[Exercise] Transcribe the listing below from its opening line up to and including the line that contains "plt.rcParams['axes.unicode_minus'] = False"; reproduce nothing else.

####

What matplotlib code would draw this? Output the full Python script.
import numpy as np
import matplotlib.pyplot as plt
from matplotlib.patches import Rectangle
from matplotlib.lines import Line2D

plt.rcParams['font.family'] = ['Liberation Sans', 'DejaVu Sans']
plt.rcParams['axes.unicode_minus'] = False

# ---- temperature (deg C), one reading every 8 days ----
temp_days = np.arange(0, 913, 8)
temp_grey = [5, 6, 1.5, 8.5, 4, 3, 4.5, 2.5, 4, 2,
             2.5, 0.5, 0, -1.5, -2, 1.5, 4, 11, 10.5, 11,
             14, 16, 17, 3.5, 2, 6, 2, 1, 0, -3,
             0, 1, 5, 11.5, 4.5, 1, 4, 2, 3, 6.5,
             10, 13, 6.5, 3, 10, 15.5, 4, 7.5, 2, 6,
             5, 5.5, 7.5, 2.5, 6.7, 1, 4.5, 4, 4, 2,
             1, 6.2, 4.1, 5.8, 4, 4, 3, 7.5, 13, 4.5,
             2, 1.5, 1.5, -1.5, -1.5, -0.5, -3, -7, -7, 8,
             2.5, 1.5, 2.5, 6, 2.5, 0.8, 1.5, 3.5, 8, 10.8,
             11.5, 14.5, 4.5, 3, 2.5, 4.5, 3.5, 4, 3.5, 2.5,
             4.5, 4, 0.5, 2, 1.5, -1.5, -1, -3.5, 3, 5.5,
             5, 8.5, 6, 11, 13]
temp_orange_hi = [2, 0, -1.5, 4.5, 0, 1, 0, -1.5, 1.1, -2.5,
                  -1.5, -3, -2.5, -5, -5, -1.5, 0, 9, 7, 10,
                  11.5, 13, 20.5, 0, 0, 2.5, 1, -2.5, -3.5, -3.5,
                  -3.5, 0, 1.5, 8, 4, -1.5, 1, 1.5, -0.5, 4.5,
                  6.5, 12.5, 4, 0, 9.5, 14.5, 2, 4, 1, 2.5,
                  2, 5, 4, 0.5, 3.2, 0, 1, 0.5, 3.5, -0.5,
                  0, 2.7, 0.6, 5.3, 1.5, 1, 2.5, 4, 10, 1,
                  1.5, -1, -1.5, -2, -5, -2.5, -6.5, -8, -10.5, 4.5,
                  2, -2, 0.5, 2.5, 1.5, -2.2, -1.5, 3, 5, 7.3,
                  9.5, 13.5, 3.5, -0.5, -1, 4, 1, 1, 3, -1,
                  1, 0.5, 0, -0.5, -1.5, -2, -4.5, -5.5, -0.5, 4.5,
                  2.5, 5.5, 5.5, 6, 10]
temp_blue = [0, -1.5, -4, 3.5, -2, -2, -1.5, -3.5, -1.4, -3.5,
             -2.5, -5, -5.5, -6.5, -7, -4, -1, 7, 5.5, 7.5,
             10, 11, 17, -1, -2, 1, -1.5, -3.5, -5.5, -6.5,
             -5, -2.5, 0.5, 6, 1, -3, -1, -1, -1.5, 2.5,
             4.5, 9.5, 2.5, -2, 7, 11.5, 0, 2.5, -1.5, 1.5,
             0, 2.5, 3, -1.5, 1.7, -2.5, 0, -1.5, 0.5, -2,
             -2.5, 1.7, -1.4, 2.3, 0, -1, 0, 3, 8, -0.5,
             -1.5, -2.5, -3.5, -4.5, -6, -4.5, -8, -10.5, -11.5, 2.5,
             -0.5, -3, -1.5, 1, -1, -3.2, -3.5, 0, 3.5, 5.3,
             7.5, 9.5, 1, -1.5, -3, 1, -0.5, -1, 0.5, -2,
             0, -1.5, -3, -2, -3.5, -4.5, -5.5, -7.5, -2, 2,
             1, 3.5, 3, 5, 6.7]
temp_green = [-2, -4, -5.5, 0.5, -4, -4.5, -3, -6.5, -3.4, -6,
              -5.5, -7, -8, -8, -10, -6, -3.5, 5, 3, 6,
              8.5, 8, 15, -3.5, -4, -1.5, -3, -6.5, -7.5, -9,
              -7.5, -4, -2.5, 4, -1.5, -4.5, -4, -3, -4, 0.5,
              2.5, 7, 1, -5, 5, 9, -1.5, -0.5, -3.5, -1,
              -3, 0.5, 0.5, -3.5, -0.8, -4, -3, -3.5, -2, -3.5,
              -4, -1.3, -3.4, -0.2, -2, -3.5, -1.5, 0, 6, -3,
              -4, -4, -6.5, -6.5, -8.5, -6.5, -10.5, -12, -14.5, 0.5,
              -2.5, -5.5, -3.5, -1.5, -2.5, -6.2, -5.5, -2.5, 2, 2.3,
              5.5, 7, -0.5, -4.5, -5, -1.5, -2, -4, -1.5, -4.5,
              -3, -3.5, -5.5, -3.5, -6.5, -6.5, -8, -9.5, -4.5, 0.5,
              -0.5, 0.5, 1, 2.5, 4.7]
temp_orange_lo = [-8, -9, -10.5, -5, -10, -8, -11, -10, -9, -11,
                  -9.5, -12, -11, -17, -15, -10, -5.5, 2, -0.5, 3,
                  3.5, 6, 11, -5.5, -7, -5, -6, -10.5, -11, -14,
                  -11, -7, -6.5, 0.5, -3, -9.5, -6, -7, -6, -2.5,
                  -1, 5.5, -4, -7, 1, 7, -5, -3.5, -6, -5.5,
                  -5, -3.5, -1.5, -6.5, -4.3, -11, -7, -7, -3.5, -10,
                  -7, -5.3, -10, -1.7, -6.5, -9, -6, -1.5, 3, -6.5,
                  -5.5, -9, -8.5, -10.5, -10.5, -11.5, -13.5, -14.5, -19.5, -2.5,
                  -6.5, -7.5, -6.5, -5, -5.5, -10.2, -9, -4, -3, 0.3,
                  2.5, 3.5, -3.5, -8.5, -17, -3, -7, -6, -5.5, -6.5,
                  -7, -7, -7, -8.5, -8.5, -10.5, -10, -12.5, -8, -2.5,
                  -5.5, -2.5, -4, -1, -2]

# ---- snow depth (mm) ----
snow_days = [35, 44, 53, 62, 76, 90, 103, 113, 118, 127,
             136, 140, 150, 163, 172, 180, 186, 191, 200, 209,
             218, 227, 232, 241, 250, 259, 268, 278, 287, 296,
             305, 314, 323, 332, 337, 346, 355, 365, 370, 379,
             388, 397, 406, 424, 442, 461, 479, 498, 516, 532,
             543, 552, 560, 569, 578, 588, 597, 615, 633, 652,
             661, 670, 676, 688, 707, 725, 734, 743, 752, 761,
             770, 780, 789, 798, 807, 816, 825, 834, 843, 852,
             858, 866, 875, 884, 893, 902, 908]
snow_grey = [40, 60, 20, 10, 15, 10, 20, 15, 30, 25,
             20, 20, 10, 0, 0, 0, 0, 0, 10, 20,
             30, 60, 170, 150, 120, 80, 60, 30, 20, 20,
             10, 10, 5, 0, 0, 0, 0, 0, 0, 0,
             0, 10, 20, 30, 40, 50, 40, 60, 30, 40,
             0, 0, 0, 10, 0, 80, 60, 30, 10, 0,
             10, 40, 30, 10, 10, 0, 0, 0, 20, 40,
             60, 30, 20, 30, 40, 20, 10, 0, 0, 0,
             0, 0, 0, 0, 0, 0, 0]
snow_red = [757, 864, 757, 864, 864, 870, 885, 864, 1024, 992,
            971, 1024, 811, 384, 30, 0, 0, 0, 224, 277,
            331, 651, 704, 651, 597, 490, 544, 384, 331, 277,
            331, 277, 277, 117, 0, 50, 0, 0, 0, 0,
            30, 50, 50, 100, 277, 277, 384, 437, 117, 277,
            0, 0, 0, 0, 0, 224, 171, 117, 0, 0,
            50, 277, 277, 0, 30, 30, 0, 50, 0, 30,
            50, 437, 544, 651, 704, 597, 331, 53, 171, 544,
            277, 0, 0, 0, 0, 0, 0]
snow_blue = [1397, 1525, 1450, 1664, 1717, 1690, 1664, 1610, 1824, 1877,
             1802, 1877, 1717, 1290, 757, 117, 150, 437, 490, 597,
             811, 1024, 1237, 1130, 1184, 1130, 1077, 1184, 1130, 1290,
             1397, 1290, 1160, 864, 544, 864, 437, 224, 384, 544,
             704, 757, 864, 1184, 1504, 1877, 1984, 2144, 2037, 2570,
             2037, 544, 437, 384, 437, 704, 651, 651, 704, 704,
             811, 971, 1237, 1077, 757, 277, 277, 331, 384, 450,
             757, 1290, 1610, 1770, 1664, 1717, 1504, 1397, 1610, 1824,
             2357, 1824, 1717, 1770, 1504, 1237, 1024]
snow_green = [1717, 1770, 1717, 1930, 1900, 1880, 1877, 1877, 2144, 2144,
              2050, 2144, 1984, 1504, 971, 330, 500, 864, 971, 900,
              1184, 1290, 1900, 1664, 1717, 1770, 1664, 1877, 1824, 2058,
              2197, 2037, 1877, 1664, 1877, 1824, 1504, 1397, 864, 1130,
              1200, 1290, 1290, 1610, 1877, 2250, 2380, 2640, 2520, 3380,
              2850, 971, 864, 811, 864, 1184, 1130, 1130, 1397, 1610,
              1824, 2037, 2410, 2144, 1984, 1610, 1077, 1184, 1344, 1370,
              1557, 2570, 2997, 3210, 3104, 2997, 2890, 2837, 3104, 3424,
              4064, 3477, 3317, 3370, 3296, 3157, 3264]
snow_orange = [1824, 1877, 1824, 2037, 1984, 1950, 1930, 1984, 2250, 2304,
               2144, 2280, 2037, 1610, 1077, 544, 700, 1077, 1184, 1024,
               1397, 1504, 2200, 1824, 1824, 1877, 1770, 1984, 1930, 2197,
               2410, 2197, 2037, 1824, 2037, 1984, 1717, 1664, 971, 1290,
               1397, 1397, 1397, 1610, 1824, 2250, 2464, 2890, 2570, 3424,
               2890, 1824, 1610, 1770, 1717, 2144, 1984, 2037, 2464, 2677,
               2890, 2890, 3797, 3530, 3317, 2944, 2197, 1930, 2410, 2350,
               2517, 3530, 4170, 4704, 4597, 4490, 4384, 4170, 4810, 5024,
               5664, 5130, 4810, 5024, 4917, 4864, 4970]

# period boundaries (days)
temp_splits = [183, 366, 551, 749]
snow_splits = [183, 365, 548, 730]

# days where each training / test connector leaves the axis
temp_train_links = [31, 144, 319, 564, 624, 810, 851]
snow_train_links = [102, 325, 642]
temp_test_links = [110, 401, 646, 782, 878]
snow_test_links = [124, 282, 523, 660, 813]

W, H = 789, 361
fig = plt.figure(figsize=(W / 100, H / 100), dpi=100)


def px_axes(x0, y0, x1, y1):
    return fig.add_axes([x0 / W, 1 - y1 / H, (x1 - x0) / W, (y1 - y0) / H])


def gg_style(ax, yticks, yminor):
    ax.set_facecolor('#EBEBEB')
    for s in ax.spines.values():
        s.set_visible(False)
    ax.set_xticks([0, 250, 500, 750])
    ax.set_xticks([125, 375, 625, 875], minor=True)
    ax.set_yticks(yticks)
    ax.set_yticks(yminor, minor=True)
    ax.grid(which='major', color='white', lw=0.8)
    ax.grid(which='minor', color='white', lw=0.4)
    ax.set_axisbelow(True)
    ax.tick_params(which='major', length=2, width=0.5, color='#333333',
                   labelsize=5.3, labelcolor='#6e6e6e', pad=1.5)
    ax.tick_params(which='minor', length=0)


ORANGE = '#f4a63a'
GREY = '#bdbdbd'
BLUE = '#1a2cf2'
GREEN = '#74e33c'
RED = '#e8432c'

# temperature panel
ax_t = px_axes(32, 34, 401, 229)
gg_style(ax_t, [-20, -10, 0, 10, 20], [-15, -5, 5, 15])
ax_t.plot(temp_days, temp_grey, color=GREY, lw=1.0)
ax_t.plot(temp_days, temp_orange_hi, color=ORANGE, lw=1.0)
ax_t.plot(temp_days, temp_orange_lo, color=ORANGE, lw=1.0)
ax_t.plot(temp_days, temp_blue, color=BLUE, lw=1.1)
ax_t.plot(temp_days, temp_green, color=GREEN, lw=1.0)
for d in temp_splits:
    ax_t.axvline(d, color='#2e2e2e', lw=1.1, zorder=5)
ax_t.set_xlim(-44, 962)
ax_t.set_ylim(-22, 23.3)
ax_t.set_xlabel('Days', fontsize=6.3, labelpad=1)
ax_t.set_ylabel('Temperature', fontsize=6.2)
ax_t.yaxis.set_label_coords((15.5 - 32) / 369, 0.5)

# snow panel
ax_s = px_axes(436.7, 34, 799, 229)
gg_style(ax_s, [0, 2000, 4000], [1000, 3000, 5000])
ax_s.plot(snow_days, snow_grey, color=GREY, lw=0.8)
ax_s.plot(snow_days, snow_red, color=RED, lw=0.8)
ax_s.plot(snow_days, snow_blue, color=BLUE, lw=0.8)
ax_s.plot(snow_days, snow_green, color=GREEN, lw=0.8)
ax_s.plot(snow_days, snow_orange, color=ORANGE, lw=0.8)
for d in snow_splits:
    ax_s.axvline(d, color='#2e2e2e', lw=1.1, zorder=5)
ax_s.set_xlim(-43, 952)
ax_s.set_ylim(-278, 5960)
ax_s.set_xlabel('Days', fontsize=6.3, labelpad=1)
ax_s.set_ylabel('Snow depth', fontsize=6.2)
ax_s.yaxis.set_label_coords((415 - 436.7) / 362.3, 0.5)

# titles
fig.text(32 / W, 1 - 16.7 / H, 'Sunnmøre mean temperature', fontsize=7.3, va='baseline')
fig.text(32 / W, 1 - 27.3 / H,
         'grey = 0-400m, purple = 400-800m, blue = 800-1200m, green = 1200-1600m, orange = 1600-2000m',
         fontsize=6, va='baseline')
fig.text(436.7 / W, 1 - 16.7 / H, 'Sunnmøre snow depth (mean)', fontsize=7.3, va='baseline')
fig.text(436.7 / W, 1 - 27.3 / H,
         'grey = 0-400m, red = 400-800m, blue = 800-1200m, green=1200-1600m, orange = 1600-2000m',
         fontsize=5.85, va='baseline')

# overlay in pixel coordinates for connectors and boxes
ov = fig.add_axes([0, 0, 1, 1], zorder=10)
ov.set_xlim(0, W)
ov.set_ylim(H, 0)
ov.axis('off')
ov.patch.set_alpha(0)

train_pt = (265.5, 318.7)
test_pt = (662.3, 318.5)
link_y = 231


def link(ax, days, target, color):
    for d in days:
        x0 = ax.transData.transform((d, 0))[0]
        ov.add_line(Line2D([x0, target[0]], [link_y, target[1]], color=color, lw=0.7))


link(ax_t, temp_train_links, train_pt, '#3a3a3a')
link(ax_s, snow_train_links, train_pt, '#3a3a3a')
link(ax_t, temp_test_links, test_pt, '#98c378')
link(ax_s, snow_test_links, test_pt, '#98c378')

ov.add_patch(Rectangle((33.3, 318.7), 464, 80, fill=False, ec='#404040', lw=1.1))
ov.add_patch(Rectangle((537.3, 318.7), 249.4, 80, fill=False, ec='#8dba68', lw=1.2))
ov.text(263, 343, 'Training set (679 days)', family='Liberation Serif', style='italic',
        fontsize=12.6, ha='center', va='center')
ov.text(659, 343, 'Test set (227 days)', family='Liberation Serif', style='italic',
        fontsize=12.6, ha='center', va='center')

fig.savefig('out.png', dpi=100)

####

[Full solution]
What matplotlib code would draw this? Output the full Python script.
import numpy as np
import matplotlib.pyplot as plt
from matplotlib.patches import Rectangle
from matplotlib.lines import Line2D

plt.rcParams['font.family'] = ['Liberation Sans', 'DejaVu Sans']
plt.rcParams['axes.unicode_minus'] = False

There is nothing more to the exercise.